* [Given exercise]:
Without the pictures, return all of the material exactly as written.
+++++
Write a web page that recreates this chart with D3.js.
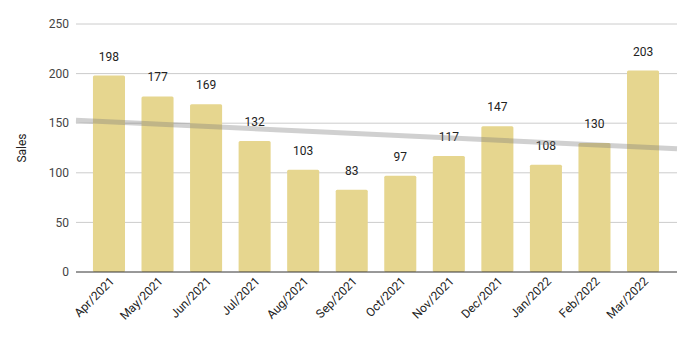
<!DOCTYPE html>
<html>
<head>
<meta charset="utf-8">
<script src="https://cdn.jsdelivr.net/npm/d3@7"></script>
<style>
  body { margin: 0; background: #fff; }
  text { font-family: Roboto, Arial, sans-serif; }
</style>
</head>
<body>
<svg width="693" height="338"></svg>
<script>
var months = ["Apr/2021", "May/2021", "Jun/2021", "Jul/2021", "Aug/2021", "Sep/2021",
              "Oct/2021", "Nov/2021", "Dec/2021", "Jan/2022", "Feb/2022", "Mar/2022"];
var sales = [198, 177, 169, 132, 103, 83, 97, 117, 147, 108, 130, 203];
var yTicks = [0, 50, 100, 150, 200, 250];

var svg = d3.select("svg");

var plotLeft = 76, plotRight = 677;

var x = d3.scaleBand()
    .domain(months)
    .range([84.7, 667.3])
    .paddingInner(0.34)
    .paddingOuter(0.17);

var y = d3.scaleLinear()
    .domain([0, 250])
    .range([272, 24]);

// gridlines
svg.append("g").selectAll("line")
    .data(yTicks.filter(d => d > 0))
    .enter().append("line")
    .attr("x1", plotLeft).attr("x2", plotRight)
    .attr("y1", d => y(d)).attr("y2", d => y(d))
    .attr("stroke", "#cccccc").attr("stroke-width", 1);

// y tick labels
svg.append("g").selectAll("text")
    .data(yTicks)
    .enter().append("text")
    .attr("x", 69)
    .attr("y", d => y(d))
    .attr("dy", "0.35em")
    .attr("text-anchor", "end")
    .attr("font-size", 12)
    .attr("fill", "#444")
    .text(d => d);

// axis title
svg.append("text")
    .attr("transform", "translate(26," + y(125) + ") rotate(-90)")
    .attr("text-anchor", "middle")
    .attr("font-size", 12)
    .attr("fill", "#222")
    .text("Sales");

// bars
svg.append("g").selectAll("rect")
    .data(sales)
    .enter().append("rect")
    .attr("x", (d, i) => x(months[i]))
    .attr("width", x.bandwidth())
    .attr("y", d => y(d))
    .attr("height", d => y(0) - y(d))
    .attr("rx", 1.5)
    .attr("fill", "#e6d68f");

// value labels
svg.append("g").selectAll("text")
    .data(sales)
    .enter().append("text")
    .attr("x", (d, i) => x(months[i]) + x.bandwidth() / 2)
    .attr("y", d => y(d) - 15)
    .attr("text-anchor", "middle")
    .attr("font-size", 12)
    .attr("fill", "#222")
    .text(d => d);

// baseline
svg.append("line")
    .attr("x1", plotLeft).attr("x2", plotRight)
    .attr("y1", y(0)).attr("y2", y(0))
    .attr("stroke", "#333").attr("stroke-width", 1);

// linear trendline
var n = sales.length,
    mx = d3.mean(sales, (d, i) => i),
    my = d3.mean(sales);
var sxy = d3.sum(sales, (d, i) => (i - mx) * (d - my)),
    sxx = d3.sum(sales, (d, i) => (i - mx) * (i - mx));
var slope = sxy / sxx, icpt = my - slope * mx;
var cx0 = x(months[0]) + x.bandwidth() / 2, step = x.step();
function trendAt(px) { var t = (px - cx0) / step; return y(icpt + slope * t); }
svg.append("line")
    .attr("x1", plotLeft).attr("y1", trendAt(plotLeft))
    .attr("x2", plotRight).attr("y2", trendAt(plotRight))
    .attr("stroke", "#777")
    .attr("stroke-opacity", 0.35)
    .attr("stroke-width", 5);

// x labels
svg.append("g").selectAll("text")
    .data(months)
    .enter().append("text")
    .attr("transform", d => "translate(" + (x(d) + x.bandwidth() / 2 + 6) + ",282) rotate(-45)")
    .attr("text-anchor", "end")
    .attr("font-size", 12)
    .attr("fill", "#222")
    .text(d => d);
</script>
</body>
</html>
+++++
* [Solution to the exercise]:
Write a web page that recreates this chart with D3.js.
<!DOCTYPE html>
<html>
<head>
<meta charset="utf-8">
<script src="https://cdn.jsdelivr.net/npm/d3@7"></script>
<style>
  body { margin: 0; background: #fff; }
  text { font-family: Roboto, Arial, sans-serif; }
</style>
</head>
<body>
<svg width="693" height="338"></svg>
<script>
var months = ["Apr/2021", "May/2021", "Jun/2021", "Jul/2021", "Aug/2021", "Sep/2021",
              "Oct/2021", "Nov/2021", "Dec/2021", "Jan/2022", "Feb/2022", "Mar/2022"];
var sales = [198, 177, 169, 132, 103, 83, 97, 117, 147, 108, 130, 203];
var yTicks = [0, 50, 100, 150, 200, 250];

var svg = d3.select("svg");

var plotLeft = 76, plotRight = 677;

var x = d3.scaleBand()
    .domain(months)
    .range([84.7, 667.3])
    .paddingInner(0.34)
    .paddingOuter(0.17);

var y = d3.scaleLinear()
    .domain([0, 250])
    .range([272, 24]);

// gridlines
svg.append("g").selectAll("line")
    .data(yTicks.filter(d => d > 0))
    .enter().append("line")
    .attr("x1", plotLeft).attr("x2", plotRight)
    .attr("y1", d => y(d)).attr("y2", d => y(d))
    .attr("stroke", "#cccccc").attr("stroke-width", 1);

// y tick labels
svg.append("g").selectAll("text")
    .data(yTicks)
    .enter().append("text")
    .attr("x", 69)
    .attr("y", d => y(d))
    .attr("dy", "0.35em")
    .attr("text-anchor", "end")
    .attr("font-size", 12)
    .attr("fill", "#444")
    .text(d => d);

// axis title
svg.append("text")
    .attr("transform", "translate(26," + y(125) + ") rotate(-90)")
    .attr("text-anchor", "middle")
    .attr("font-size", 12)
    .attr("fill", "#222")
    .text("Sales");

// bars
svg.append("g").selectAll("rect")
    .data(sales)
    .enter().append("rect")
    .attr("x", (d, i) => x(months[i]))
    .attr("width", x.bandwidth())
    .attr("y", d => y(d))
    .attr("height", d => y(0) - y(d))
    .attr("rx", 1.5)
    .attr("fill", "#e6d68f");

// value labels
svg.append("g").selectAll("text")
    .data(sales)
    .enter().append("text")
    .attr("x", (d, i) => x(months[i]) + x.bandwidth() / 2)
    .attr("y", d => y(d) - 15)
    .attr("text-anchor", "middle")
    .attr("font-size", 12)
    .attr("fill", "#222")
    .text(d => d);

// baseline
svg.append("line")
    .attr("x1", plotLeft).attr("x2", plotRight)
    .attr("y1", y(0)).attr("y2", y(0))
    .attr("stroke", "#333").attr("stroke-width", 1);

// linear trendline
var n = sales.length,
    mx = d3.mean(sales, (d, i) => i),
    my = d3.mean(sales);
var sxy = d3.sum(sales, (d, i) => (i - mx) * (d - my)),
    sxx = d3.sum(sales, (d, i) => (i - mx) * (i - mx));
var slope = sxy / sxx, icpt = my - slope * mx;
var cx0 = x(months[0]) + x.bandwidth() / 2, step = x.step();
function trendAt(px) { var t = (px - cx0) / step; return y(icpt + slope * t); }
svg.append("line")
    .attr("x1", plotLeft).attr("y1", trendAt(plotLeft))
    .attr("x2", plotRight).attr("y2", trendAt(plotRight))
    .attr("stroke", "#777")
    .attr("stroke-opacity", 0.35)
    .attr("stroke-width", 5);

// x labels
svg.append("g").selectAll("text")
    .data(months)
    .enter().append("text")
    .attr("transform", d => "translate(" + (x(d) + x.bandwidth() / 2 + 6) + ",282) rotate(-45)")
    .attr("text-anchor", "end")
    .attr("font-size", 12)
    .attr("fill", "#222")
    .text(d => d);
</script>
</body>
</html>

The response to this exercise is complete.